Nor is access to a firearm by the perpetrator an unusual or distinctive correlate with homicide: abusive perpetrators had an alcohol problem in 52.0% of homicide cases and 30.9% of non-homicide cases; they were illicit drug users in 65.4% of homicide cases and 30.4% of non-homicide cases. There are even more striking dissimilarities that are utterly unsurprising: perpetrators threatened to kill the victim in 73.6% of homicide abuse cases but only 14.6% of non-homicide cases.

People subjected to a domestic violence restraining order have been prohibited under federal law since 1996 from possessing firearms.

As became clear at the talkback after the play moderated by director Cawley with Robertson, joined by Giovanna Rodriguez from gun-control advocates Moms Demand Action (which is a part of Everytown) and Prof. Juli Parker from UMass Dartmouth, there are enormous obstacles facing victims of domestic violence, ranging from the legal system to basic economics. (Disclosure: Parker is a Motif contributor.) Of course, homicide is only the most extreme kind of intimate partner violence, and the vast majority of situations never rise to that level. Fixing these practical obstacles should be a priority, because domestic violence is not a gun problem: domestic violence is a domestic violence problem, and it requires money, commitment, support, and infrastructure.

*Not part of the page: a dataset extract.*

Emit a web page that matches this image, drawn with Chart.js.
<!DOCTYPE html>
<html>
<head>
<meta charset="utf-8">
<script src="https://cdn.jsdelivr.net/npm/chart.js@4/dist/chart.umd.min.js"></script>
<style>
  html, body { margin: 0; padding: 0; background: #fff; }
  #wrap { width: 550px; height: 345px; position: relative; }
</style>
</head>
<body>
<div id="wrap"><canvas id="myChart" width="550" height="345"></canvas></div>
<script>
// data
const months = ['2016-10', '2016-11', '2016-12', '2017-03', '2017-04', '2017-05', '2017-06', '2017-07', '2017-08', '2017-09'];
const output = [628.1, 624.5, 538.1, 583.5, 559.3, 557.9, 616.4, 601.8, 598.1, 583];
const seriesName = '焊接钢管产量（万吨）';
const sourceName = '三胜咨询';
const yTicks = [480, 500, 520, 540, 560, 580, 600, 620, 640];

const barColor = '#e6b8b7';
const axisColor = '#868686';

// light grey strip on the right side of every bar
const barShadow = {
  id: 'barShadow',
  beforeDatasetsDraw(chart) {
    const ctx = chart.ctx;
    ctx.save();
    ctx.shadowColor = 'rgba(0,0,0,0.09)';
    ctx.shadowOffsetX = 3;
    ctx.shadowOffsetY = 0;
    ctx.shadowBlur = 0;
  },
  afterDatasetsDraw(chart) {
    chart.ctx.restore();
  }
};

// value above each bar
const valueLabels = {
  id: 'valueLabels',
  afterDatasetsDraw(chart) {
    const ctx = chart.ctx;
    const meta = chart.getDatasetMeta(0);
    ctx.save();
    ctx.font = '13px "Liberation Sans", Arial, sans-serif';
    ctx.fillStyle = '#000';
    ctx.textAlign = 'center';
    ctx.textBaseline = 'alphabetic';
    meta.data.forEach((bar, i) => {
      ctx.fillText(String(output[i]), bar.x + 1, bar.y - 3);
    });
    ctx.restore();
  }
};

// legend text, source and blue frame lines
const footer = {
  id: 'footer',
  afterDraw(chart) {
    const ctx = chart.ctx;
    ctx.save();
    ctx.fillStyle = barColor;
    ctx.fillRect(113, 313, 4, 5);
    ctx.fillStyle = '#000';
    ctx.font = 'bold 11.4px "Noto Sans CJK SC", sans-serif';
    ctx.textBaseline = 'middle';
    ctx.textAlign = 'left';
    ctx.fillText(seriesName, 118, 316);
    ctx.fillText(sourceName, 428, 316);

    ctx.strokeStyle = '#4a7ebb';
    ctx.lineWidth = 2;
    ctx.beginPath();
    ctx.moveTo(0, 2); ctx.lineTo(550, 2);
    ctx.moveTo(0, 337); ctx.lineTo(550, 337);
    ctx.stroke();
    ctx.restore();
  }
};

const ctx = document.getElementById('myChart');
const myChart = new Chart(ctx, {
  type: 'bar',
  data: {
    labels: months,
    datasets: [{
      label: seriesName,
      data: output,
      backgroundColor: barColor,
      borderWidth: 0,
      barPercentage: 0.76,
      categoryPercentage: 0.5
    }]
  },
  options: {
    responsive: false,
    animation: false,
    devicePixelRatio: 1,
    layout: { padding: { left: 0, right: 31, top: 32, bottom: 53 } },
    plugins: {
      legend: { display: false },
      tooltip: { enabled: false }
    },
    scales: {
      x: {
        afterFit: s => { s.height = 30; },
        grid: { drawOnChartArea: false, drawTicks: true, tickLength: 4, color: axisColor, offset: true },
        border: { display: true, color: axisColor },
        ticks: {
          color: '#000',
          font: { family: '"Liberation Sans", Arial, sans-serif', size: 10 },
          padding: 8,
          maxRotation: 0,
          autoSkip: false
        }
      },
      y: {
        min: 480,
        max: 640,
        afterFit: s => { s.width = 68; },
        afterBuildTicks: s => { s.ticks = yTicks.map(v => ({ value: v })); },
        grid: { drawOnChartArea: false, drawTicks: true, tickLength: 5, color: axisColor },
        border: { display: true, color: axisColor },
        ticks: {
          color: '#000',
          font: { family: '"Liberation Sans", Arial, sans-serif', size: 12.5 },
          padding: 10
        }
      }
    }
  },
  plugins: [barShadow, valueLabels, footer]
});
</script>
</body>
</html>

Not only do I find the play and its anti-gun message unsupported by objective evidence and outright, flat wrong, but I regard it as anti-feminist: while domestic violence victims are both male and female, as well as straight, gay, or bisexual, there are certainly prevalence differences among these sub-populations of gender and orientation, so if a domestic violence victim chooses to acquire a firearm for protection, they should have the freedom to do so. In my view, gun control advocates, no matter how well-intentioned, want to disempower women.